Cut the Deadwood Out: Backdoor Purification via Guided Module Substitution
Yao Tong, Weijun Li, Xuanli He, Haolan Zhan, Qiongkai Xu
TL;DR
The paper addresses the practical risk of backdoors in NLP models trained on untrusted data by introducing Guided Module Substitution (GMS), a retraining-free defense that purifies a victim model by guided merging with a single proxy model. GMS uses a substitution matrix to selectively replace transformer modules across layers, guided by a trade-off objective that balances backdoor removal and task utility, and employs a greedy search to find a purified model. Extensive experiments across encoder models, decoder LLMs, and multiple backdoor attacks show that GMS consistently outperforms baselines, especially against challenging attacks like LWS and HiddenKiller, while exhibiting robustness to proxy choice and proxy-data quality.
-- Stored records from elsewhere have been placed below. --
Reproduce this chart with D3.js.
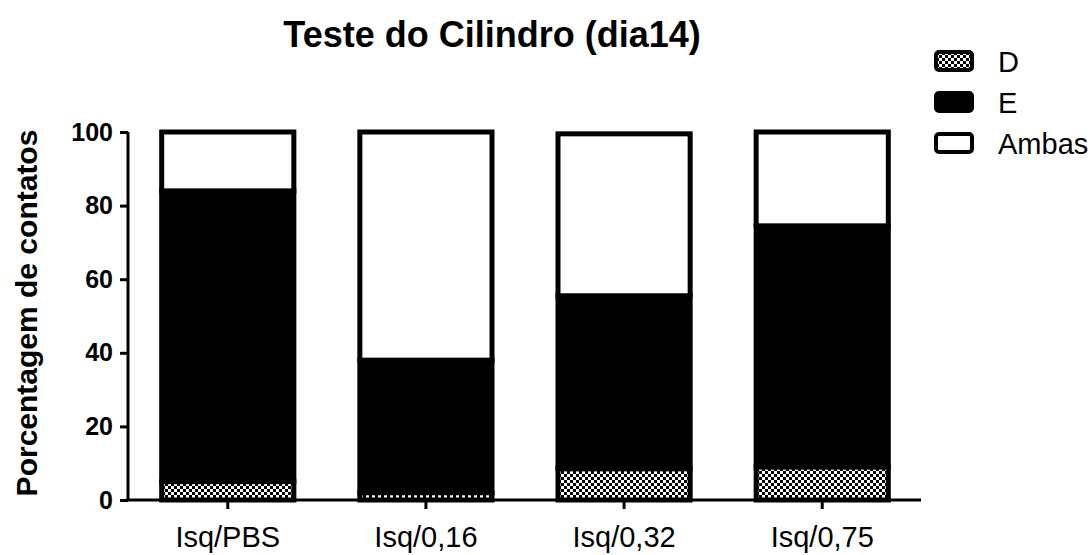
<!DOCTYPE html>
<html>
<head>
<meta charset="utf-8">
<script src="https://cdn.jsdelivr.net/npm/d3@7"></script>
<style>
	body { margin: 0; background: #fff; }
	text { font-family: Arial, "Liberation Sans", sans-serif; }
</style>
</head>
<body>
<div id="visContainer"></div>
<script>
'use strict';

// data (percent of contacts)
var categories = ['Isq/PBS', 'Isq/0,16', 'Isq/0,32', 'Isq/0,75'];
var seriesNames = ['D', 'E', 'Ambas'];
var valuesD = [5, 2, 8.5, 9];
var valuesE = [79, 36, 47, 65.5];
var valuesAmbas = [16, 62, 44, 25.5];
var yTicks = [0, 20, 40, 60, 80, 100];

var svg = d3.select('#visContainer')
	.append('svg')
	.attr('width', 1092)
	.attr('height', 555);

// checkerboard fill used for the D series
var defs = svg.append('defs');
var pat = defs.append('pattern')
	.attr('id', 'checker')
	.attr('patternUnits', 'userSpaceOnUse')
	.attr('width', 6)
	.attr('height', 6);
pat.append('rect').attr('width', 6).attr('height', 6).attr('fill', '#fff');
pat.append('rect').attr('width', 3).attr('height', 3).attr('fill', '#000');
pat.append('rect').attr('x', 3).attr('y', 3).attr('width', 3).attr('height', 3).attr('fill', '#000');

var fills = { 'D': 'url(#checker)', 'E': '#000', 'Ambas': '#fff' };

var xScale = d3.scaleBand()
	.domain(categories)
	.range([128, 922])
	.paddingInner(0.333)
	.paddingOuter(0.17);

var yScale = d3.scaleLinear()
	.domain([0, 100])
	.range([500, 132]);

// stack the three series
var rows = categories.map(function (c, i) {
	return { cat: c, D: valuesD[i], E: valuesE[i], Ambas: valuesAmbas[i] };
});
var stacked = d3.stack().keys(seriesNames)(rows);

var bars = svg.append('g');
stacked.forEach(function (layer) {
	bars.selectAll(null)
		.data(layer)
		.enter().append('rect')
		.attr('x', function (d) { return xScale(d.data.cat); })
		.attr('y', function (d) { return yScale(d[1]); })
		.attr('width', xScale.bandwidth())
		.attr('height', function (d) { return yScale(d[0]) - yScale(d[1]); })
		.attr('fill', fills[layer.key])
		.attr('stroke', '#000')
		.attr('stroke-width', 5);
});

// y axis
var yAxis = d3.axisLeft(yScale).tickValues(yTicks).tickSize(8).tickPadding(7);
var gy = svg.append('g')
	.attr('transform', 'translate(128,0)')
	.call(yAxis);
gy.select('.domain').attr('stroke-width', 3).attr('d', 'M0,' + yScale(100) + 'V' + yScale(0));
gy.selectAll('.tick line').attr('stroke-width', 3);
gy.selectAll('.tick text')
	.style('font-size', '25px')
	.style('font-weight', 'bold')
	.attr('fill', '#000');

// x axis
var xAxis = d3.axisBottom(xScale).tickSize(9).tickPadding(17);
var gx = svg.append('g')
	.attr('transform', 'translate(0,500)')
	.call(xAxis);
gx.select('.domain').attr('stroke-width', 3).attr('d', 'M126.5,0H921');
gx.selectAll('.tick line').attr('stroke-width', 3);
gx.selectAll('.tick text')
	.style('font-size', '29px')
	.attr('fill', '#000');

// title
svg.append('text')
	.attr('x', 492)
	.attr('y', 47)
	.attr('text-anchor', 'middle')
	.style('font-size', '36px')
	.style('font-weight', 'bold')
	.text('Teste do Cilindro (dia14)');

// y axis label
svg.append('text')
	.attr('transform', 'translate(37,' + 313 + ') rotate(-90)')
	.attr('text-anchor', 'middle')
	.style('font-size', '30px')
	.style('font-weight', 'bold')
	.text('Porcentagem de contatos');

// legend
var legend = svg.append('g')
	.attr('transform', 'translate(936,52)');
var items = legend.selectAll('.legend')
	.data(seriesNames)
	.enter().append('g')
	.attr('class', 'legend')
	.attr('transform', function (d, i) { return 'translate(0,' + i * 41 + ')'; });
items.append('rect')
	.attr('width', 36)
	.attr('height', 18)
	.attr('rx', 3)
	.attr('fill', function (d) { return fills[d]; })
	.attr('stroke', '#000')
	.attr('stroke-width', 4);
items.append('text')
	.attr('x', 62)
	.attr('y', 20)
	.style('font-size', '29px')
	.text(function (d) { return d; });
</script>
</body>
</html>
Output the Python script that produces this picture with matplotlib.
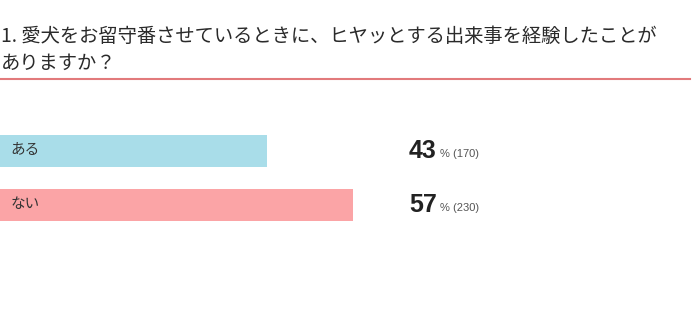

The work demonstrates that guided single-proxy merging can deliver practical, scalable backdoor purification with transferability across attacks and modest data requirements, offering a viable alternative to retraining-based defenses in real-world NLP systems.
Abstract
Model NLP models are commonly trained (or fine-tuned) on datasets from untrusted platforms like HuggingFace, posing significant risks of data poisoning attacks. A practical yet underexplored challenge arises when such backdoors are discovered after model deployment, making retraining-required defenses less desirable due to computational costs and data constraints. In this work, we propose Guided Module Substitution (GMS), an effective retraining-free method based on guided merging of the victim model with just a single proxy model. Unlike prior ad-hoc merging defenses, GMS uses a guided trade-off signal between utility and backdoor to selectively replaces modules in the victim model. GMS offers four desirable properties: (1) robustness to the choice and trustworthiness of the proxy model, (2) applicability under inaccurate data knowledge, (3) stability across hyperparameters, and (4) transferability across different attacks. Extensive experiments on encoder models and decoder LLMs demonstrate the strong effectiveness of GMS. GMS significantly outperforms even the strongest defense baseline, particularly against challenging attacks like LWS.